There have always been numerous calls to reform the American healthcare system. Despite these efforts, many of the choices made by policymakers tend to align more with the interests of their political parties.
Opposition to the Affordable Care Act
The majority of the issue found with the Affordable Care Act was the person and party from which these ideas came. Many members of the Republican Party sought to oppose the policies and practices of the Obama Administration (Skocpol & Jacobs, 2018). Due to pressure from constituents, many legislators continued to vote against the efforts of ObamaCare.

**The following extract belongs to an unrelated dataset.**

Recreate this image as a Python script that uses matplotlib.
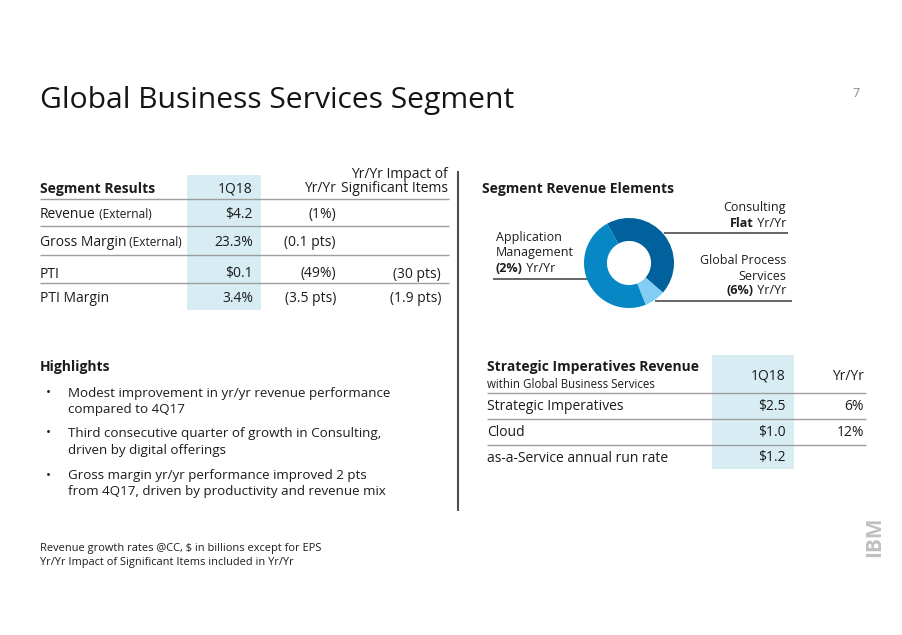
import matplotlib
matplotlib.use("Agg")
import matplotlib.pyplot as plt
from matplotlib.patches import Rectangle

# ---------------- data ----------------
title = "Global Business Services Segment"
page_no = "7"

seg_header = "Segment Results"
seg_cols = ["1Q18", "Yr/Yr", "Yr/Yr Impact of\nSignificant Items"]
seg_rows = ["Revenue", "Gross Margin", "PTI", "PTI Margin"]
seg_row_notes = [" (External)", " (External)", "", ""]
seg_1q18 = ["$4.2", "23.3%", "$0.1", "3.4%"]
seg_yy = ["(1%)", "(0.1 pts)", "(49%)", "(3.5 pts)"]
seg_sig = ["", "", "(30 pts)", "(1.9 pts)"]

donut_title = "Segment Revenue Elements"
donut_labels = ["Consulting", "Global Process Services", "Application Management"]
donut_shares = [44.5, 7.5, 48.0]
donut_yy = ["Flat", "(6%)", "(2%)"]
donut_colors = ["#00619c", "#82cdf3", "#0788c4"]

si_header = "Strategic Imperatives Revenue"
si_subheader = "within Global Business Services"
si_cols = ["1Q18", "Yr/Yr"]
si_rows = ["Strategic Imperatives", "Cloud", "as-a-Service annual run rate"]
si_1q18 = ["$2.5", "$1.0", "$1.2"]
si_yy = ["6%", "12%", ""]

highlights_title = "Highlights"
highlights = [
    ["Modest improvement in yr/yr revenue performance", "compared to 4Q17"],
    ["Third consecutive quarter of growth in Consulting,", "driven by digital offerings"],
    ["Gross margin yr/yr performance improved 2 pts", "from 4Q17, driven by productivity and revenue mix"],
]
footnotes = ["Revenue growth rates @CC, $ in billions except for EPS",
             "Yr/Yr Impact of Significant Items included in Yr/Yr"]

# ---------------- style ----------------
plt.rcParams['font.family'] = ['Open Sans', 'DejaVu Sans']
TXT = "#1c1c1c"
LINE = "#9e9e9e"
SHADE = "#d7edf3"
BODY = 10.0
SMALL = 8.6
LBL = 9.0

W, H = 902, 635
fig = plt.figure(figsize=(W / 100, H / 100), dpi=100)
fig.patch.set_facecolor("white")
ax = fig.add_axes([0, 0, 1, 1])
ax.set_xlim(0, W)
ax.set_ylim(H, 0)
ax.axis("off")
renderer = fig.canvas.get_renderer()


def rich(x, y, parts, ha="left"):
    """parts: list of (text, weight, size); drawn on one baseline."""
    arts = []
    widths = []
    for t, w, s in parts:
        a = ax.text(0, y, t, fontsize=s, fontweight=w, color=TXT,
                    ha="left", va="baseline")
        bb = a.get_window_extent(renderer)
        arts.append(a)
        widths.append(bb.width)
    total = sum(widths)
    cx = x - total if ha == "right" else x
    for a, wd in zip(arts, widths):
        a.set_x(cx)
        cx += wd
    return arts


def hline(x0, x1, y, color=LINE, lw=1.0):
    ax.plot([x0, x1], [y, y], color=color, lw=lw, solid_capstyle="butt")


# title & page number
ax.text(40, 108, title, fontsize=21.6, color="#141414", va="baseline")
ax.text(860, 97, page_no, fontsize=9, color="#8a8a8a", ha="right", va="baseline")

# ---------------- left table ----------------
ax.add_patch(Rectangle((187, 175), 74, 135, facecolor=SHADE, edgecolor="none"))
ax.text(40, 192.5, seg_header, fontsize=BODY, fontweight="bold", color=TXT, va="baseline")
ax.text(253, 192.5, seg_cols[0], fontsize=BODY, color=TXT, ha="right", va="baseline")
ax.text(336, 192.5, seg_cols[1], fontsize=BODY, color=TXT, ha="right", va="baseline")
sig_lines = seg_cols[2].split("\n")
ax.text(448, 177.5, sig_lines[0], fontsize=BODY, color=TXT, ha="right", va="baseline")
ax.text(448, 192.5, sig_lines[1], fontsize=BODY, color=TXT, ha="right", va="baseline")

seg_base = [218, 246.5, 277.5, 301.5]
seg_lines = [199.3, 225.7, 255, 283.3]
for yl in seg_lines:
    hline(40, 449, yl)
for i, yb in enumerate(seg_base):
    parts = [(seg_rows[i], "normal", BODY)]
    if seg_row_notes[i]:
        parts.append((seg_row_notes[i], "normal", SMALL))
    rich(40, yb, parts)
    ax.text(253, yb, seg_1q18[i], fontsize=BODY, color=TXT, ha="right", va="baseline")
    ax.text(336, yb, seg_yy[i], fontsize=BODY, color=TXT, ha="right", va="baseline")
    if seg_sig[i]:
        ax.text(441, yb, seg_sig[i], fontsize=BODY, color=TXT, ha="right", va="baseline")

# divider
ax.plot([457.5, 457.5], [171, 511], color="#505050", lw=1.5, solid_capstyle="butt")

# ---------------- donut ----------------
ax.text(482, 193, donut_title, fontsize=BODY, fontweight="bold", color=TXT, va="baseline")
cx, cy, R = 629, 263, 45
pax = fig.add_axes([(cx - R) / W, 1 - (cy + R) / H, 2 * R / W, 2 * R / H])
pax.pie(donut_shares, colors=donut_colors, startangle=119, counterclock=False,
        radius=1, wedgeprops=dict(width=0.51, edgecolor="none"))
pax.set_xlim(-1, 1)
pax.set_ylim(-1, 1)
pax.axis("off")

hline(664, 788, 233, color="#3a3a3a", lw=1.1)
hline(493, 592, 279, color="#3a3a3a", lw=1.1)
hline(655, 792, 301, color="#3a3a3a", lw=1.1)

# Consulting
ax.text(786, 210.5, donut_labels[0], fontsize=LBL, color=TXT, ha="right", va="baseline")
rich(786, 227, [(donut_yy[0], "bold", LBL), (" Yr/Yr", "normal", LBL)], ha="right")
# GPS
ax.text(786, 264.5, "Global Process", fontsize=LBL, color=TXT, ha="right", va="baseline")
ax.text(786, 280.5, "Services", fontsize=LBL, color=TXT, ha="right", va="baseline")
rich(786, 294.5, [(donut_yy[1], "bold", LBL), (" Yr/Yr", "normal", LBL)], ha="right")
# Application Management
ax.text(496, 241, "Application", fontsize=LBL, color=TXT, ha="left", va="baseline")
ax.text(496, 256, "Management", fontsize=LBL, color=TXT, ha="left", va="baseline")
rich(496, 272, [(donut_yy[2], "bold", LBL), (" Yr/Yr", "normal", LBL)])

# ---------------- right table ----------------
ax.add_patch(Rectangle((712, 355), 82, 114, facecolor=SHADE, edgecolor="none"))
ax.text(487, 371.5, si_header, fontsize=BODY, fontweight="bold", color=TXT, va="baseline")
ax.text(487, 388, si_subheader, fontsize=8.3, color=TXT, va="baseline")
ax.text(786, 380, si_cols[0], fontsize=BODY, color=TXT, ha="right", va="baseline")
ax.text(864, 380, si_cols[1], fontsize=BODY, color=TXT, ha="right", va="baseline")
for yl in [393.3, 419.3, 445]:
    hline(487, 866, yl)
si_base = [410, 436, 461.5]
for i, yb in enumerate(si_base):
    ax.text(487, yb, si_rows[i], fontsize=BODY, color=TXT, va="baseline")
    ax.text(786, yb, si_1q18[i], fontsize=BODY, color=TXT, ha="right", va="baseline")
    if si_yy[i]:
        ax.text(864, yb, si_yy[i], fontsize=BODY, color=TXT, ha="right", va="baseline")

# ---------------- highlights ----------------
HL = 9.6
ax.text(40, 371.5, highlights_title, fontsize=BODY, fontweight="bold", color=TXT, va="baseline")
hl_base = [(396.5, 413), (436.5, 454), (479, 495)]
for lines, ys in zip(highlights, hl_base):
    ax.text(46, ys[0] - 0.5, "\u2022", fontsize=HL, color=TXT, va="baseline")
    for t, yb in zip(lines, ys):
        ax.text(68, yb, t, fontsize=HL, color=TXT, va="baseline")

# footnotes
ax.text(40, 551, footnotes[0], fontsize=7.9, color=TXT, va="baseline")
ax.text(40, 565, footnotes[1], fontsize=7.9, color=TXT, va="baseline")

# IBM logo (rotated, striped)
ax.text(874.5, 537, "IBM", fontsize=15, fontweight="bold", color="#c0c0c0",
        rotation=90, ha="center", va="center")
for xs in range(866, 885, 3):
    ax.plot([xs, xs], [512, 563], color="white", lw=0.6)

fig.savefig("out.png", dpi=100, facecolor="white")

Attempts to Undermine the Affordable Care Act
During the Obama administration, many attempts were made to sabotage the Affordable Care Act, and one of these attempts came from Marco Rubio after attacking a provision in the law that he began to call insurance bailouts (Long & Masi, 2018). The use of this language reflects a refusal of many conservatives to support seemingly bailing out large companies in financial crisis. However, continued efforts were made to undermine the Affordable Care Act during the Trump Administration (Keith & Moniz, 2019). One of these numerous attempts came from cutting ACA subsidies that reduced the risk of insurance companies losing money by participating on the exchanges.
Current Status of the Affordable Care Act
The ACA is still in place as no law has been passed to replace this policy. Despite numerous votes, the ACA is still in place, but during the Trump Administration, the individual mandate portion of the ACA was removed (Blumberg et al., 2019).
In conclusion, the American healthcare system has witnessed ongoing debates and challenges in the reform process, with political interests often shaping policy decisions. The Affordable Care Act has faced opposition from Republicans, attempts at sabotage, and modifications during the Trump Administration, yet it remains in place, albeit with certain changes. These complexities highlight the intricate nature of healthcare reform and the influence of political dynamics on policymaking in the United States.
Long, S. K., & Masi, M. V. (2018). Access and affordability: An update on health reform in the United States. Annual Review of Public Health, 39, 113-133.
Oberlander, J. (2018). The troubled politics of the Affordable Care Act. Journal of Health Politics, Policy and Law, 43(2), 221-241.
Skocpol, T., & Jacobs, L. R. (2018). The Republican War on Obamacare: Explaining conservative opposition to the Affordable Care Act in Congress. Journal of Health Politics, Policy and Law, 43(4), 511-538.
Keith, K., & Moniz, S. (2019). Effects of Trump Administration actions on insurance coverage and premiums in the individual marketplaces. JAMA, 321(8), 742-743.
Blumberg, L. J., Buettgens, M., Feder, J., & Holahan, J. (2019). The Affordable Care Act’s individual mandate penalty was reduced to zero: An exploration of the market and coverage implications. Urban Institute, Health Policy Center, Research Report.